* **Task objective**:
Will you repeat only the lines from the one with "Reproduce this chart" through the one with "ns_end = 25.0", both included, leaving every picture out?

* **Working data**:
Begin
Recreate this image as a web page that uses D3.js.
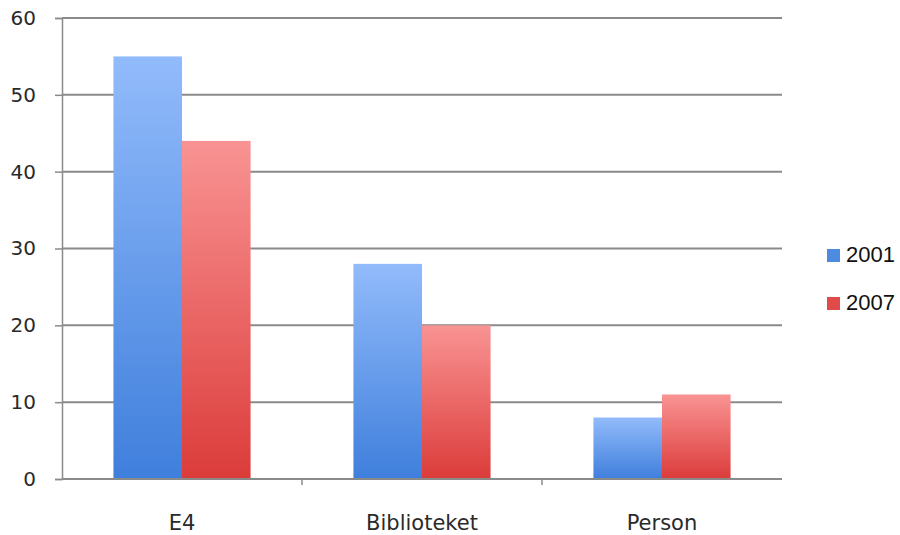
End
Begin
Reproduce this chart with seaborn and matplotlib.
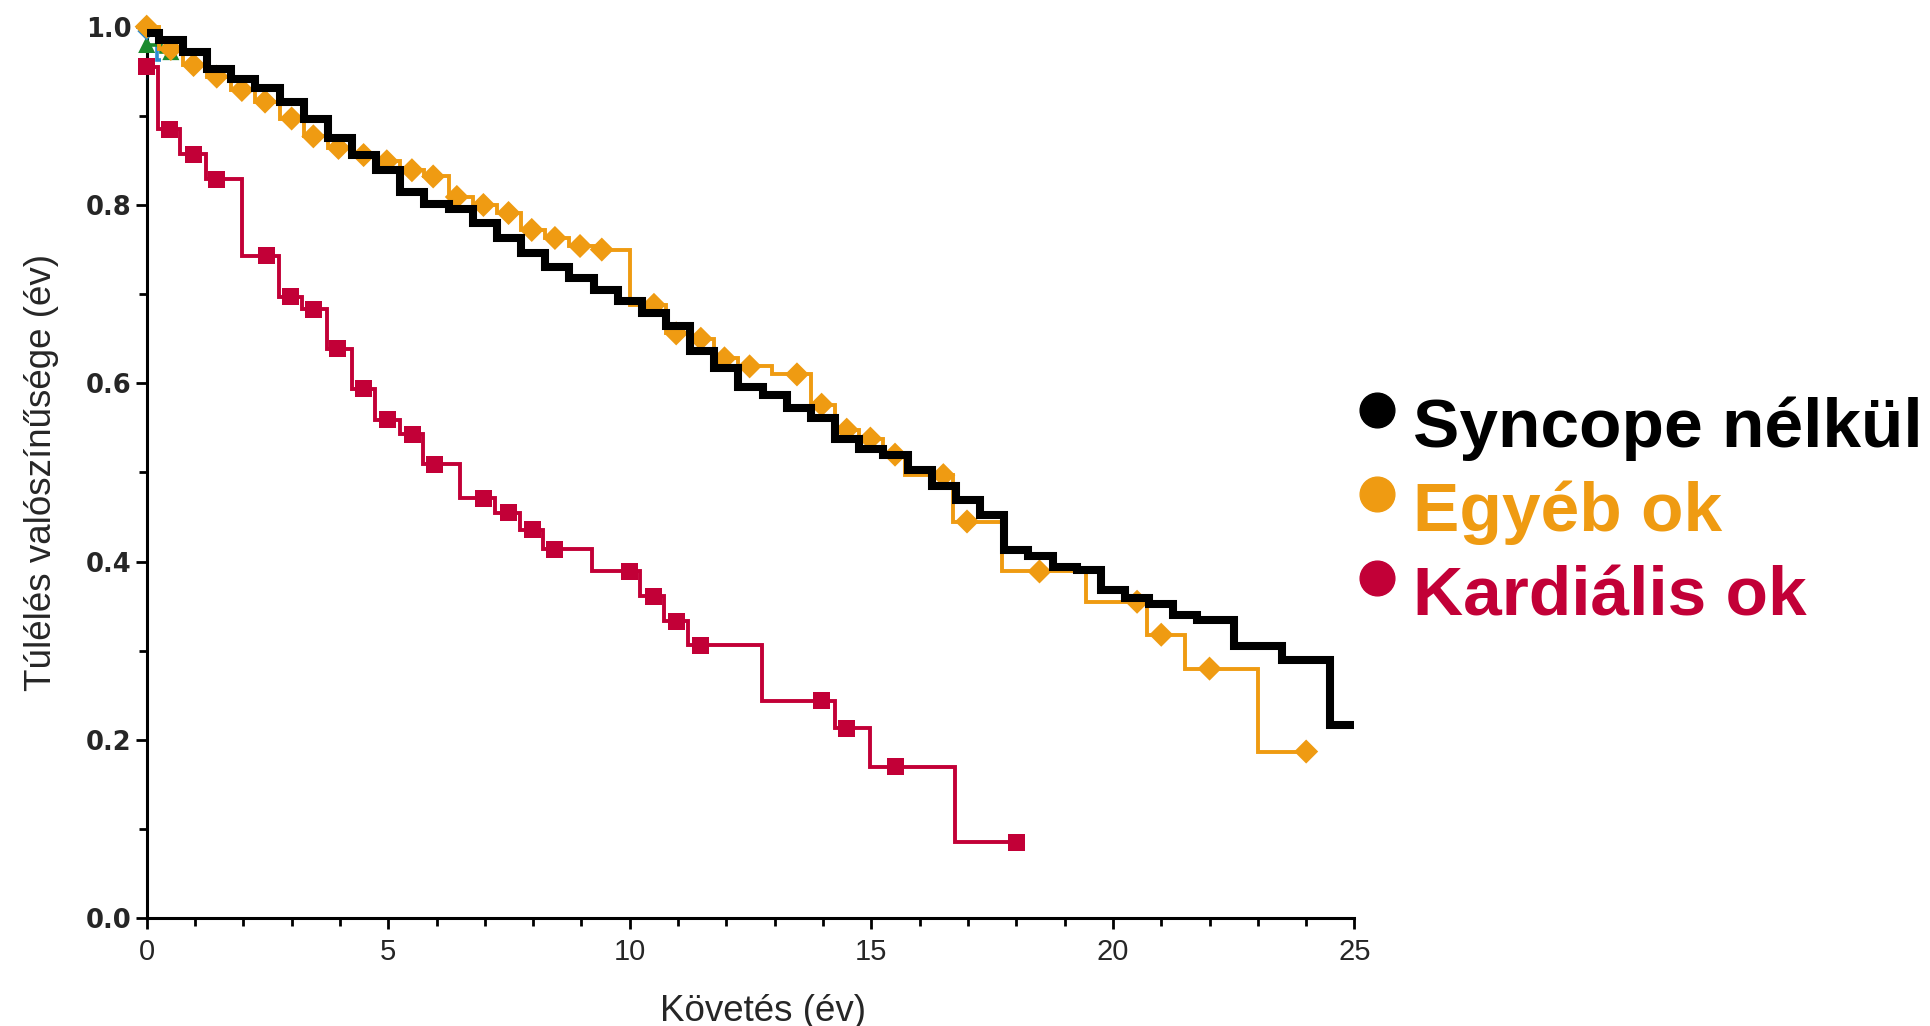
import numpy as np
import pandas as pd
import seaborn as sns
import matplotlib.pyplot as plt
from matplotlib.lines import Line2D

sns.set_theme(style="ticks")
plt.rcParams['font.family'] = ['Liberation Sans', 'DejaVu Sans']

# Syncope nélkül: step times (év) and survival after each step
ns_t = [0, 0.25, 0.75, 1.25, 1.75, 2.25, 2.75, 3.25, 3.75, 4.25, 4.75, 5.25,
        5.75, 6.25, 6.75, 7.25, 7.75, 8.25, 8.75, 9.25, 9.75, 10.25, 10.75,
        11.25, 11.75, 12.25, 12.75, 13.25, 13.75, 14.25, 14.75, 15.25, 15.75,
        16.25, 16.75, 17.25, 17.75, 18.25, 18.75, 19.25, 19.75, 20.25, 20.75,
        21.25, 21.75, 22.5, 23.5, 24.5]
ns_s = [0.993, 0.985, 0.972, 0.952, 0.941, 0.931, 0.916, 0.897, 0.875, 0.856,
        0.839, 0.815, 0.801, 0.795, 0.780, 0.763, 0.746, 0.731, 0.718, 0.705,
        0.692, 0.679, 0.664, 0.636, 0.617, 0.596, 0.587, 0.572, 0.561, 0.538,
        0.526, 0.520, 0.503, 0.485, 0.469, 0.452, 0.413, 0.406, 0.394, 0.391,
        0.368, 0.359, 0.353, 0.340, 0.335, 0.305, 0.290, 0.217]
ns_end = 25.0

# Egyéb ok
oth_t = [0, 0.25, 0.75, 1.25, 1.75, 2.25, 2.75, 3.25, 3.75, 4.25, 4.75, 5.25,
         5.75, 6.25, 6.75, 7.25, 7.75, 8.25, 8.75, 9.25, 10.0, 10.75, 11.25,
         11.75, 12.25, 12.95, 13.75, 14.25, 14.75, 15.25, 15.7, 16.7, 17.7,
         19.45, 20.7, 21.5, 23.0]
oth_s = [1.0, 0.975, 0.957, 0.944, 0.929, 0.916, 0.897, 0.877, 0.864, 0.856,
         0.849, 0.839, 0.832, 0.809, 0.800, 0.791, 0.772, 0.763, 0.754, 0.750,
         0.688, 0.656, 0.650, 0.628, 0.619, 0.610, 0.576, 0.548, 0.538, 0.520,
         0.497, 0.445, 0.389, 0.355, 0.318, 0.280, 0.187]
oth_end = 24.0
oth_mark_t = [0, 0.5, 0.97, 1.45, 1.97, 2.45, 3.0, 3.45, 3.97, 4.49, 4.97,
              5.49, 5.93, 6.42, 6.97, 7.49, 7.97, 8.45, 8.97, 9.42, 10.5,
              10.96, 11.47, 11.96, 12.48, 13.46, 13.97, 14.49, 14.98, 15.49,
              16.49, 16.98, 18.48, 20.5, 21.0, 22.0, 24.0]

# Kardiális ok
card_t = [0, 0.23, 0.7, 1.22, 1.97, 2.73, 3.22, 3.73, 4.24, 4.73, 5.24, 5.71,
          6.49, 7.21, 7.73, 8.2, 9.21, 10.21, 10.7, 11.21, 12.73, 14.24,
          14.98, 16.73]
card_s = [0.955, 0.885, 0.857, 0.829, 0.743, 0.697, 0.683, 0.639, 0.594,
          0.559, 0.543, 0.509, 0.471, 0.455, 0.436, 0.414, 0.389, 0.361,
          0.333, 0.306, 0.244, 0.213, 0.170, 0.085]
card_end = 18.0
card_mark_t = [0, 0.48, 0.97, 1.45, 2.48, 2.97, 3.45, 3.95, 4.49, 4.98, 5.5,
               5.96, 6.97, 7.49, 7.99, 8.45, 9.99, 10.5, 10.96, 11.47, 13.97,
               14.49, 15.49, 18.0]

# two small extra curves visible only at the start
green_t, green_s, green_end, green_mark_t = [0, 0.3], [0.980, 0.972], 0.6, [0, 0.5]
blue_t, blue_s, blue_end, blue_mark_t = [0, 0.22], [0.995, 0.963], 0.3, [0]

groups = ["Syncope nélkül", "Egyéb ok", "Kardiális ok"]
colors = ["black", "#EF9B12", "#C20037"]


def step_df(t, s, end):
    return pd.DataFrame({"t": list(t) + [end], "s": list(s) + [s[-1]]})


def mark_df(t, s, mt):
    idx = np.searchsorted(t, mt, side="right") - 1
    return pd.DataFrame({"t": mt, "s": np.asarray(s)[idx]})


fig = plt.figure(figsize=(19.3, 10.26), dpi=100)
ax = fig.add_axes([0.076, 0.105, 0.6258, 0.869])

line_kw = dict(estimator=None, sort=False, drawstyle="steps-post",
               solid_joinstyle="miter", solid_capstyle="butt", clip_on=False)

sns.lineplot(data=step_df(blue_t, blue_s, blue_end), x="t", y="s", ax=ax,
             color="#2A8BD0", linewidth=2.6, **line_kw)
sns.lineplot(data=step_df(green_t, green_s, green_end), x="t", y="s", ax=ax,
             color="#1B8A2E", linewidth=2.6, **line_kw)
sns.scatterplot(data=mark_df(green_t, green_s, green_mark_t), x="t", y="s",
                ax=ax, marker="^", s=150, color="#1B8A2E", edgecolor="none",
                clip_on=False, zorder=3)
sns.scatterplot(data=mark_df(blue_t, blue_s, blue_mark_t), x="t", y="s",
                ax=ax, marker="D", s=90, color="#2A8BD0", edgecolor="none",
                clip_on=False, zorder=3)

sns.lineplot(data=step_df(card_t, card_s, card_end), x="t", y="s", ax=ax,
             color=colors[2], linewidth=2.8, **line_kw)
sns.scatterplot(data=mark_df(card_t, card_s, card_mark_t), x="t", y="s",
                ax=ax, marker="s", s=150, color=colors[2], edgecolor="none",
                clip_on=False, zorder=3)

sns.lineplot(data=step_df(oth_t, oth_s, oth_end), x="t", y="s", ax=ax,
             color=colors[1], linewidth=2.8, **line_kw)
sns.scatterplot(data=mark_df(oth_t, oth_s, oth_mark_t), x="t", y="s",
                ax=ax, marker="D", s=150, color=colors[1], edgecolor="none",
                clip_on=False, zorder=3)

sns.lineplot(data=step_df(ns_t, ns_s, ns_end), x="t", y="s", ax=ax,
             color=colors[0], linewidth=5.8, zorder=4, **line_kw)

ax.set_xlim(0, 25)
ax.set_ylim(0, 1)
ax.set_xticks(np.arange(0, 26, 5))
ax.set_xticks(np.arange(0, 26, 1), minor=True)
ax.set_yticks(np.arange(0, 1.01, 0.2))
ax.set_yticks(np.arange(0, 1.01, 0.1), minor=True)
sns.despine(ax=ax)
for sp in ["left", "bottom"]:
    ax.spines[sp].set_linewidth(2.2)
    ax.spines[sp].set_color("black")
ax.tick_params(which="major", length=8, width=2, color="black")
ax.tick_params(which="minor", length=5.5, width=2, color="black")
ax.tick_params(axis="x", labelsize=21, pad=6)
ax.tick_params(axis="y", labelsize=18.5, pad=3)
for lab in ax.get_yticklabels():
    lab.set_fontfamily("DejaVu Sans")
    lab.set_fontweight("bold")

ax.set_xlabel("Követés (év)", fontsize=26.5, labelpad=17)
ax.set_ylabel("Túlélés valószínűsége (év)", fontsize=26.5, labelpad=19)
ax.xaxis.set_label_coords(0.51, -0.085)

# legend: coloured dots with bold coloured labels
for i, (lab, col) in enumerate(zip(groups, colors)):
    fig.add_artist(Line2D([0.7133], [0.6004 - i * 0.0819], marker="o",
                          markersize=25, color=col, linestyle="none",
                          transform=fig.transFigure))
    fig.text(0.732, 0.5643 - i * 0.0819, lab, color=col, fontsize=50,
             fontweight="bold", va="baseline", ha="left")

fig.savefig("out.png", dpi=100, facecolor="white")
End
* **Output of the exercise**:
Reproduce this chart with seaborn and matplotlib.
import numpy as np
import pandas as pd
import seaborn as sns
import matplotlib.pyplot as plt
from matplotlib.lines import Line2D

sns.set_theme(style="ticks")
plt.rcParams['font.family'] = ['Liberation Sans', 'DejaVu Sans']

# Syncope nélkül: step times (év) and survival after each step
ns_t = [0, 0.25, 0.75, 1.25, 1.75, 2.25, 2.75, 3.25, 3.75, 4.25, 4.75, 5.25,
        5.75, 6.25, 6.75, 7.25, 7.75, 8.25, 8.75, 9.25, 9.75, 10.25, 10.75,
        11.25, 11.75, 12.25, 12.75, 13.25, 13.75, 14.25, 14.75, 15.25, 15.75,
        16.25, 16.75, 17.25, 17.75, 18.25, 18.75, 19.25, 19.75, 20.25, 20.75,
        21.25, 21.75, 22.5, 23.5, 24.5]
ns_s = [0.993, 0.985, 0.972, 0.952, 0.941, 0.931, 0.916, 0.897, 0.875, 0.856,
        0.839, 0.815, 0.801, 0.795, 0.780, 0.763, 0.746, 0.731, 0.718, 0.705,
        0.692, 0.679, 0.664, 0.636, 0.617, 0.596, 0.587, 0.572, 0.561, 0.538,
        0.526, 0.520, 0.503, 0.485, 0.469, 0.452, 0.413, 0.406, 0.394, 0.391,
        0.368, 0.359, 0.353, 0.340, 0.335, 0.305, 0.290, 0.217]
ns_end = 25.0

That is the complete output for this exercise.